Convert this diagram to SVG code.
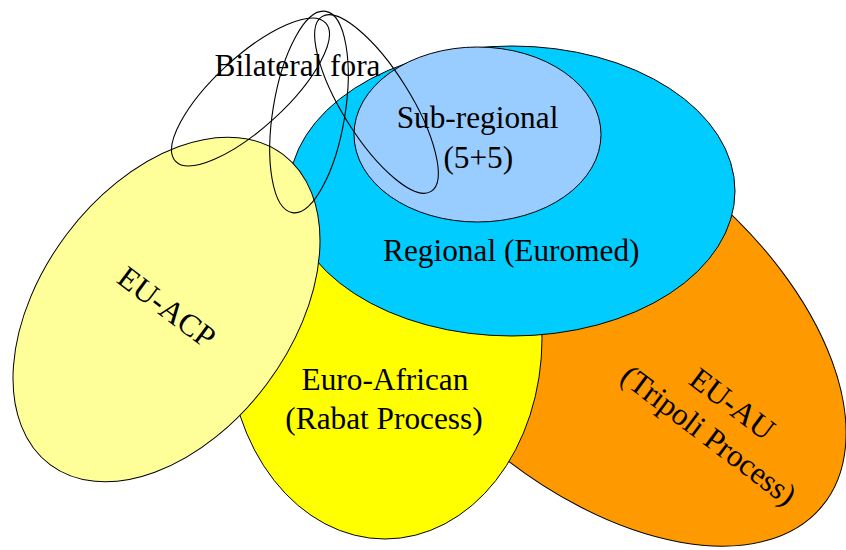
<svg xmlns="http://www.w3.org/2000/svg" width="846" height="550" viewBox="0 0 846 550">
<style>
.shape{stroke:#000;stroke-width:1}
.lbl{font-family:"Liberation Serif","Times New Roman",serif;font-size:31.3px;fill:#000;text-anchor:middle}
.loop{fill:none;stroke:#000;stroke-width:1.1}
</style>
<rect width="846" height="550" fill="#fff"/>
<g id="eu-au">
<ellipse class="shape" cx="598" cy="319" rx="292" ry="167" transform="rotate(40 598 319)" fill="#FF9900"/>
<g transform="translate(719.6,420.75) rotate(37)">
<text class="lbl" x="0" y="-10.7">EU-AU</text>
<text class="lbl" x="0" y="28.5">(Tripoli Process)</text>
</g>
</g>
<g id="euro-african">
<ellipse class="shape" cx="385" cy="338.5" rx="157" ry="200.5" fill="#FFFF00"/>
<text class="lbl" x="385" y="390">Euro-African</text>
<text class="lbl" x="384" y="429">(Rabat Process)</text>
</g>
<g id="regional">
<ellipse class="shape" cx="512" cy="191" rx="223" ry="145" fill="#00CCFF"/>
<text class="lbl" x="511.3" y="261">Regional (Euromed)</text>
</g>
<g id="sub-regional">
<ellipse class="shape" cx="477.5" cy="134.5" rx="123.5" ry="87.5" fill="#99CCFF"/>
<text class="lbl" x="477.5" y="128.3">Sub-regional</text>
<text class="lbl" x="478.3" y="167.5">(5+5)</text>
</g>
<g id="eu-acp">
<ellipse class="shape" cx="166.5" cy="309.5" rx="194" ry="125" transform="rotate(-53.1 166.5 309.5)" fill="#FFFF99"/>
<g transform="translate(166.7,307.2) rotate(37)">
<text class="lbl" x="0" y="10.4">EU-ACP</text>
</g>
</g>
<g id="bilateral-fora">
<text class="lbl" x="297.5" y="76">Bilateral fora</text>
<ellipse class="loop" cx="250.5" cy="92" rx="102" ry="35.5" transform="rotate(-42.6 250.5 92)"/>
<ellipse class="loop" cx="309" cy="112" rx="102" ry="36" transform="rotate(-80.6 309 112)"/>
<ellipse class="loop" cx="376.5" cy="104" rx="103" ry="34" transform="rotate(58 376.5 104)"/>
</g>
</svg>
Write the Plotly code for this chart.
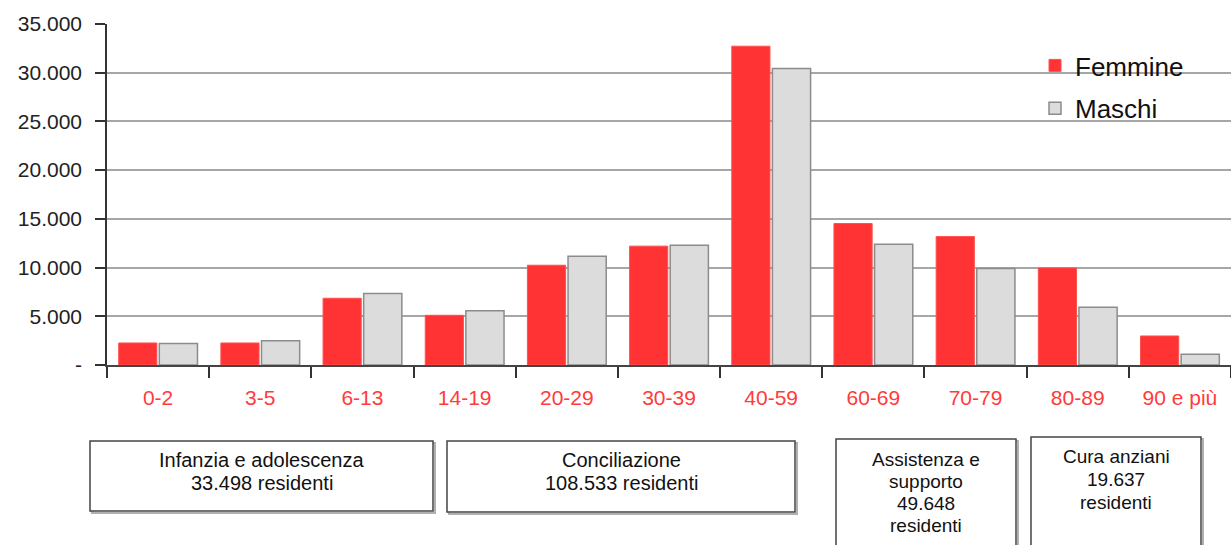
import plotly.graph_objects as go

categories = ["0-2", "3-5", "6-13", "14-19", "20-29", "30-39", "40-59", "60-69", "70-79", "80-89", "90 e più"]
femmine = [2260, 2260, 6850, 5100, 10240, 12200, 32720, 14520, 13180, 9960, 2980]
maschi = [2200, 2500, 7330, 5580, 11160, 12300, 30430, 12390, 9900, 5920, 1100]
y_tickvals = [0, 5000, 10000, 15000, 20000, 25000, 30000, 35000]
y_ticktext = ["-", "5.000", "10.000", "15.000", "20.000", "25.000", "30.000", "35.000"]
box_labels = [
    ["Infanzia e adolescenza", "33.498 residenti"],
    ["Conciliazione", "108.533 residenti"],
    ["Assistenza e", "supporto", "49.648", "residenti"],
    ["Cura anziani", "19.637", "residenti"],
]

W, H = 1231, 545
L, T, R, B = 107, 24, 1231, 365

def px_x(p):
    return (p - L) / (R - L)

def px_y(p):
    return (B - p) / (B - T)

FONT = "Liberation Sans, Arial, sans-serif"

fig = go.Figure()
fig.add_trace(go.Bar(x=categories, y=femmine, name="Femmine", legendgroup="f",
                     marker=dict(color="#ff3333", line=dict(color="#ff5050", width=1))))
fig.add_trace(go.Bar(x=categories, y=maschi, name="Maschi", legendgroup="m",
                     marker=dict(color="#dcdcdc", line=dict(color="#8c8c8c", width=1.5))))

# boxes (pixel geometry of layout elements)
boxes = [(90, 433, 441, 511), (447, 795, 441, 512), (836, 1016, 439, 560), (1031, 1201, 437, 560)]
line_centers = [[460, 483], [460, 483], [459, 481, 503, 525], [456, 479, 502]]
box_font = [20, 20, 19, 19]
shapes = []
annotations = []
for (x0, x1, y0, y1), lines, ys, fs in zip(boxes, box_labels, line_centers, box_font):
    shapes.append(dict(type="rect", xref="paper", yref="paper",
                       x0=px_x(x0 + 2), x1=px_x(x1 + 2), y0=px_y(y0 + 2), y1=px_y(y1 + 2),
                       line=dict(color="#b0b0b0", width=2), fillcolor="rgba(0,0,0,0)", layer="above"))
    shapes.append(dict(type="rect", xref="paper", yref="paper",
                       x0=px_x(x0), x1=px_x(x1), y0=px_y(y0), y1=px_y(y1),
                       line=dict(color="#444444", width=1.5), fillcolor="white", layer="above"))
    for txt, yc in zip(lines, ys):
        annotations.append(dict(xref="paper", yref="paper", x=px_x((x0 + x1) / 2), y=px_y(yc),
                                xanchor="center", yanchor="middle", text=txt, showarrow=False,
                                font=dict(family=FONT, size=fs, color="#111111"), align="center",
                                borderpad=0))

# white panel behind legend (covers gridlines)
shapes.append(dict(type="rect", xref="paper", yref="paper",
                   x0=px_x(1022), x1=px_x(1218), y0=px_y(48), y1=px_y(126),
                   line=dict(width=0), fillcolor="white", layer="between"))

fig.update_layout(
    width=W, height=H,
    margin=dict(l=L, r=W - R, t=T, b=H - B, pad=0),
    paper_bgcolor="white", plot_bgcolor="white",
    bargap=0.205, bargroupgap=0.06,
    font=dict(family=FONT, size=20, color="#222222"),
    showlegend=True,
    legend=dict(x=px_x(1035), y=px_y(42), xanchor="left", yanchor="top",
                bgcolor="rgba(0,0,0,0)", borderwidth=0, tracegroupgap=6,
                font=dict(family=FONT, size=26, color="#111111"), itemwidth=30),
    shapes=shapes, annotations=annotations,
)
fig.update_xaxes(
    type="category", range=[-0.5, 10.5], tickson="boundaries",
    ticks="outside", ticklen=11, tickwidth=1.5, tickcolor="#333333",
    showline=True, linecolor="#444444", linewidth=2,
    tickfont=dict(family=FONT, size=21, color="#ff3b3b"), showgrid=False,
    ticklabelstandoff=13,
)
fig.update_yaxes(
    range=[0, 35000], tickvals=y_tickvals, ticktext=y_ticktext,
    ticks="outside", ticklen=10, tickwidth=1.5, tickcolor="#333333",
    showline=True, linecolor="#333333", linewidth=1.5,
    showgrid=True, gridcolor="#a6a6a6", gridwidth=2, zeroline=False,
    tickfont=dict(family=FONT, size=21, color="#222222"), ticklabelstandoff=9,
)
fig.write_html("out.html")
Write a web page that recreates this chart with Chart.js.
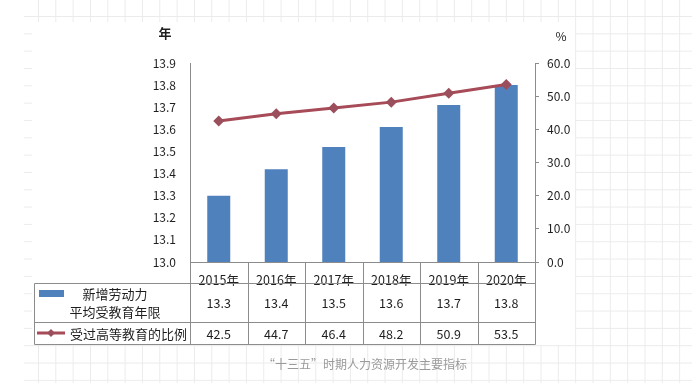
<!DOCTYPE html>
<html><head><meta charset="utf-8">
<script src="https://cdn.jsdelivr.net/npm/chart.js@4.4.0/dist/chart.umd.min.js"></script>
<style>
html,body{margin:0;padding:0;background:#fff;}
#wrap{position:relative;width:692px;height:383px;overflow:hidden;background:#fff;}
#grid{position:absolute;left:24px;top:0;width:668px;height:383px;
 background-image:linear-gradient(to right,#ebebeb 1px,transparent 1px),linear-gradient(to bottom,#ebebeb 1px,transparent 1px);
 background-size:17.333px 17.333px;background-position:14px 16px;}
#paper{position:absolute;left:32px;top:22px;width:543px;height:323px;background:#fff;}
canvas{position:absolute;left:0;top:0;}
#cap{position:absolute;left:263px;top:356px;line-height:16px;font-size:12px;color:#9a9a9a;
 font-family:'Noto Sans CJK SC','Noto Sans',sans-serif;white-space:nowrap;}
</style></head>
<body>
<div id="wrap">
<div id="grid"></div>
<div id="paper"></div>
<canvas id="c" width="692" height="383"></canvas>
<div id="cap"></div>
</div>
<script>
const categories = ['2015年','2016年','2017年','2018年','2019年','2020年'];
// bar heights (table shows them to one decimal)
const eduYears = [13.30, 13.42, 13.52, 13.61, 13.71, 13.80];
const higherEduPct = [42.5, 44.7, 46.4, 48.2, 50.9, 53.5];
const barSeriesName = ['新增劳动力', '平均受教育年限'];
const lineSeriesName = '受过高等教育的比例';
const leftAxis = [13.0, 13.9, 0.1];   // min, max, step
const rightAxis = [0, 60, 10];       // min, max, step
const axisUnits = ['年', '%'];
const captionText = '“十三五”时期人力资源开发主要指标';

document.getElementById('cap').textContent = captionText;

const FONT = "'Noto Sans CJK SC','Noto Sans',sans-serif";
const BAR_COLOR = '#4F81BD';
const LINE_COLOR = '#A64B57';
const MARK_COLOR = '#9B4E5B';
const RULE = '#8c8c8c';
const TXT = '#1e1e1e';

Chart.defaults.font.family = FONT;
Chart.defaults.color = TXT;

function px(v){ return Math.round(v) + 0.5; }

const tablePlugin = {
  id: 'tablePlugin',
  afterDraw(chart) {
    const ctx = chart.ctx, xs = chart.scales.x, ca = chart.chartArea;
    const n = categories.length;
    const cw = xs.getPixelForValue(1) - xs.getPixelForValue(0);
    const x0 = xs.getPixelForValue(0) - cw / 2;
    const left = 34, r0 = ca.bottom, r1 = 283, r2 = 322, r3 = 344;
    ctx.save();
    ctx.strokeStyle = RULE; ctx.lineWidth = 1;
    const ln = (a, b, c, d) => { ctx.beginPath(); ctx.moveTo(a, b); ctx.lineTo(c, d); ctx.stroke(); };
    ln(px(ca.left), px(r0), px(ca.right), px(r0));
    [r1, r2, r3].forEach(r => ln(px(left), px(r), px(ca.right), px(r)));
    for (let i = 0; i <= n; i++) { const bx = px(x0 + i * cw); ln(bx, px(r0), bx, px(r3)); }
    ln(px(left), px(r1), px(left), px(r3));

    // values
    ctx.fillStyle = TXT; ctx.textAlign = 'center'; ctx.textBaseline = 'middle';
    ctx.font = '12.5px ' + FONT;
    for (let i = 0; i < n; i++) {
      const cx = xs.getPixelForValue(i);
      ctx.fillText(eduYears[i].toFixed(1), cx, (r1 + r2) / 2 + 1);
      ctx.fillText(higherEduPct[i].toFixed(1), cx, (r2 + r3) / 2 + 1);
    }
    // legend keys
    ctx.fillStyle = BAR_COLOR;
    ctx.fillRect(39, 290, 25, 7);
    ctx.strokeStyle = LINE_COLOR; ctx.lineWidth = 3;
    ln(37, 333, 65, 333);
    ctx.fillStyle = MARK_COLOR;
    ctx.beginPath(); ctx.moveTo(51, 329); ctx.lineTo(55, 333); ctx.lineTo(51, 337); ctx.lineTo(47, 333); ctx.closePath(); ctx.fill();
    // legend text
    ctx.fillStyle = TXT; ctx.font = '13px ' + FONT;
    ctx.fillText(barSeriesName[0], 115, 294);
    ctx.fillText(barSeriesName[1], 115, 312);
    ctx.textAlign = 'left';
    ctx.fillText(lineSeriesName, 70, 334);
    // units
    ctx.textAlign = 'center';
    ctx.font = 'bold 13px ' + FONT;
    ctx.fillText(axisUnits[0], 165, 33);
    ctx.font = '12px ' + FONT;
    ctx.fillText(axisUnits[1], 561, 36);
    ctx.restore();
  }
};

new Chart(document.getElementById('c'), {
  data: {
    labels: categories,
    datasets: [
      {
        type: 'line', label: lineSeriesName, data: higherEduPct, yAxisID: 'y1',
        borderColor: LINE_COLOR, borderWidth: 3, backgroundColor: MARK_COLOR,
        pointStyle: 'rectRot', pointRadius: 5.5, pointBorderWidth: 0,
        pointBackgroundColor: MARK_COLOR, tension: 0, fill: false
      },
      {
        type: 'bar', label: barSeriesName.join(''), data: eduYears, yAxisID: 'y',
        backgroundColor: BAR_COLOR, categoryPercentage: 1, barPercentage: 0.4
      }
    ]
  },
  options: {
    responsive: false, animation: false, devicePixelRatio: 1, events: [],
    layout: { padding: { top: 63, left: 0, right: 0, bottom: 0 } },
    plugins: { legend: { display: false }, tooltip: { enabled: false } },
    scales: {
      x: {
        offset: true,
        grid: { display: false },
        border: { display: false },
        ticks: { padding: 3, maxRotation: 0, autoSkip: false, color: TXT, font: { size: 12.5 } },
        afterFit(s) { s.height = 121; }
      },
      y: {
        position: 'left', min: leftAxis[0], max: leftAxis[1],
        grid: { drawOnChartArea: false, drawTicks: false, color: RULE },
        border: { display: true, color: RULE, width: 1 },
        ticks: { stepSize: leftAxis[2], padding: 14, color: TXT, font: { size: 12 },
                 callback: v => Number(v).toFixed(1) },
        afterFit(s) { s.width = 190; }
      },
      y1: {
        position: 'right', min: rightAxis[0], max: rightAxis[1],
        grid: { drawOnChartArea: false, drawTicks: true, tickLength: 4, color: RULE },
        border: { display: true, color: RULE, width: 1 },
        ticks: { stepSize: rightAxis[2], padding: 8, color: TXT, font: { size: 12 },
                 callback: v => Number(v).toFixed(1) },
        afterFit(s) { s.width = 157; }
      }
    }
  },
  plugins: [tablePlugin]
});
</script>
</body></html>
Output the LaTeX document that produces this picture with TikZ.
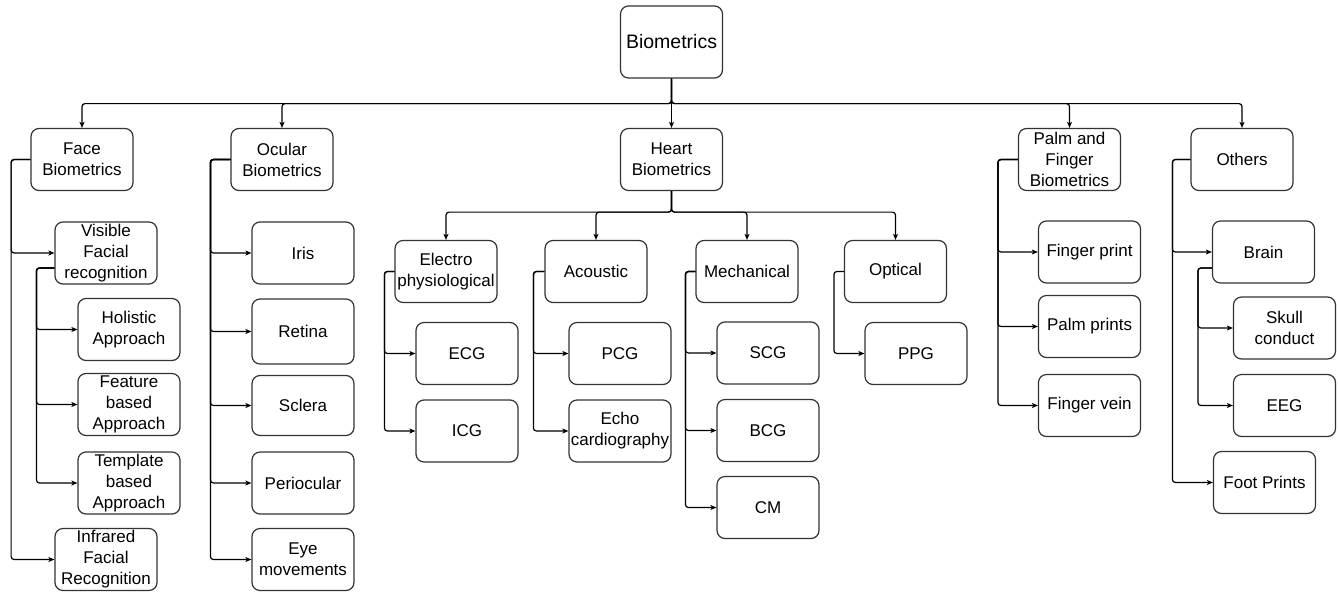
\documentclass[tikz,border=0pt]{standalone}
\usepackage{fontspec}
\setmainfont{Liberation Sans}
\usetikzlibrary{arrows.meta,calc}
\tikzset{
  box/.style={draw=black!80, line width=1.2pt, rounded corners=8pt, minimum width=102pt,
    minimum height=62pt, inner sep=0pt, align=center, fill=white,
    font=\fontsize{17}{21}\selectfont},
  conn/.style={draw=black, line width=1.2pt, rounded corners=3pt,
    -{Stealth[length=6pt,width=5pt,inset=1.5pt]}},
}
\begin{document}
\begin{tikzpicture}[x=1pt,y=-1pt]
\useasboundingbox (0,0) rectangle (1338,592);
% top level
\node[box, minimum height=72pt, font=\fontsize{19.5}{23}\selectfont] (root) at (671.5,42) {Biometrics};
\node[box] (face) at (82,159.5) {Face\\Biometrics};
\node[box] (ocular) at (282,159.5) {Ocular\\Biometrics};
\node[box] (heart) at (671.5,159.5) {Heart\\Biometrics};
\node[box] (palm) at (1069.5,159.5) {Palm and\\Finger\\Biometrics};
\node[box] (others) at (1242,159.5) {Others};
% face
\node[box] (vis) at (106,253) {Visible\\Facial\\recognition};
\node[box] (holistic) at (129,329.5) {Holistic\\Approach};
\node[box] (feature) at (129,404.5) {Feature\\based\\Approach};
\node[box] (template) at (129,483) {Template\\based\\Approach};
\node[box] (infrared) at (106,559.5) {Infrared\\Facial\\Recognition};
% ocular
\node[box] (iris) at (303,253) {Iris};
\node[box, minimum height=65pt] (retina) at (303,331.5) {Retina};
\node[box, minimum height=60pt] (sclera) at (303,405.5) {Sclera};
\node[box] (periocular) at (303,483) {Periocular};
\node[box] (eye) at (303,559.5) {Eye\\movements};
% heart
\node[box] (electro) at (446,271.5) {Electro\\physiological};
\node[box] (acoustic) at (596,271.5) {Acoustic};
\node[box] (mech) at (747,271.5) {Mechanical};
\node[box] (optical) at (895.5,271.5) {Optical};
\node[box] (ecg) at (467,353.5) {ECG};
\node[box] (icg) at (467,431) {ICG};
\node[box] (pcg) at (620,353.5) {PCG};
\node[box] (echo) at (620,431) {Echo\\cardiography};
\node[box] (scg) at (768,353) {SCG};
\node[box] (bcg) at (768,430.5) {BCG};
\node[box] (cm) at (768,507.5) {CM};
\node[box] (ppg) at (916,353.5) {PPG};
% palm
\node[box] (fprint) at (1089.5,252) {Finger print};
\node[box] (palmp) at (1089.5,326.5) {Palm prints};
\node[box] (fvein) at (1089.5,405.5) {Finger vein};
% others
\node[box] (brain) at (1263.5,252) {Brain};
\node[box] (skull) at (1284.5,328) {Skull\\conduct};
\node[box] (eeg) at (1284.5,405.5) {EEG};
\node[box] (foot) at (1264.5,482.5) {Foot Prints};

% root bus
\foreach \c in {face,ocular,heart,palm,others}
  \draw[conn] (root.south) -- ++(0,25) -| (\c.north);
% heart bus
\foreach \c in {electro,acoustic,mech,optical}
  \draw[conn] (heart.south) -- ++(0,21) -| (\c.north);
% face trunk
\foreach \c in {vis,infrared}
  \draw[conn] (face.west) -- ++(-19.3,0) |- (\c.west);
\foreach \c in {holistic,feature,template}
  \draw[conn] ($(vis.west)+(0,15)$) -- ++(-18,0) |- (\c.west);
% ocular trunk
\foreach \c in {iris,retina,sclera,periocular,eye}
  \draw[conn] (ocular.west) -- ++(-20,0) |- (\c.west);
% heart subtrees
\foreach \c in {ecg,icg}
  \draw[conn] (electro.west) -- ++(-10,0) |- (\c.west);
\foreach \c in {pcg,echo}
  \draw[conn] (acoustic.west) -- ++(-11,0) |- (\c.west);
\foreach \c in {scg,bcg,cm}
  \draw[conn] (mech.west) -- ++(-10,0) |- (\c.west);
\draw[conn] (optical.west) -- ++(-10,0) |- (ppg.west);
% palm trunk
\foreach \c in {fprint,palmp,fvein}
  \draw[conn] (palm.west) -- ++(-20,0) |- (\c.west);
% others trunk
\foreach \c in {brain,foot}
  \draw[conn] (others.west) -- ++(-18,0) |- (\c.west);
\foreach \c in {skull,eeg}
  \draw[conn] ($(brain.west)+(0,16)$) -- ++(-14,0) |- (\c.west);
\end{tikzpicture}
\end{document}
^^^^^^^^^^^^^^^^
Exercise >> Reproduce the entries exactly, from the line with "Write a web" to the line with "const TXT = '#1e1e1e';", both lines included, keeping no pictures.

Exercise answer >>
Write a web page that recreates this chart with Chart.js.
<!DOCTYPE html>
<html><head><meta charset="utf-8">
<script src="https://cdn.jsdelivr.net/npm/chart.js@4.4.0/dist/chart.umd.min.js"></script>
<style>
html,body{margin:0;padding:0;background:#fff;}
#wrap{position:relative;width:692px;height:383px;overflow:hidden;background:#fff;}
#grid{position:absolute;left:24px;top:0;width:668px;height:383px;
 background-image:linear-gradient(to right,#ebebeb 1px,transparent 1px),linear-gradient(to bottom,#ebebeb 1px,transparent 1px);
 background-size:17.333px 17.333px;background-position:14px 16px;}
#paper{position:absolute;left:32px;top:22px;width:543px;height:323px;background:#fff;}
canvas{position:absolute;left:0;top:0;}
#cap{position:absolute;left:263px;top:356px;line-height:16px;font-size:12px;color:#9a9a9a;
 font-family:'Noto Sans CJK SC','Noto Sans',sans-serif;white-space:nowrap;}
</style></head>
<body>
<div id="wrap">
<div id="grid"></div>
<div id="paper"></div>
<canvas id="c" width="692" height="383"></canvas>
<div id="cap"></div>
</div>
<script>
const categories = ['2015年','2016年','2017年','2018年','2019年','2020年'];
// bar heights (table shows them to one decimal)
const eduYears = [13.30, 13.42, 13.52, 13.61, 13.71, 13.80];
const higherEduPct = [42.5, 44.7, 46.4, 48.2, 50.9, 53.5];
const barSeriesName = ['新增劳动力', '平均受教育年限'];
const lineSeriesName = '受过高等教育的比例';
const leftAxis = [13.0, 13.9, 0.1];   // min, max, step
const rightAxis = [0, 60, 10];       // min, max, step
const axisUnits = ['年', '%'];
const captionText = '“十三五”时期人力资源开发主要指标';

document.getElementById('cap').textContent = captionText;

const FONT = "'Noto Sans CJK SC','Noto Sans',sans-serif";
const BAR_COLOR = '#4F81BD';
const LINE_COLOR = '#A64B57';
const MARK_COLOR = '#9B4E5B';
const RULE = '#8c8c8c';
const TXT = '#1e1e1e';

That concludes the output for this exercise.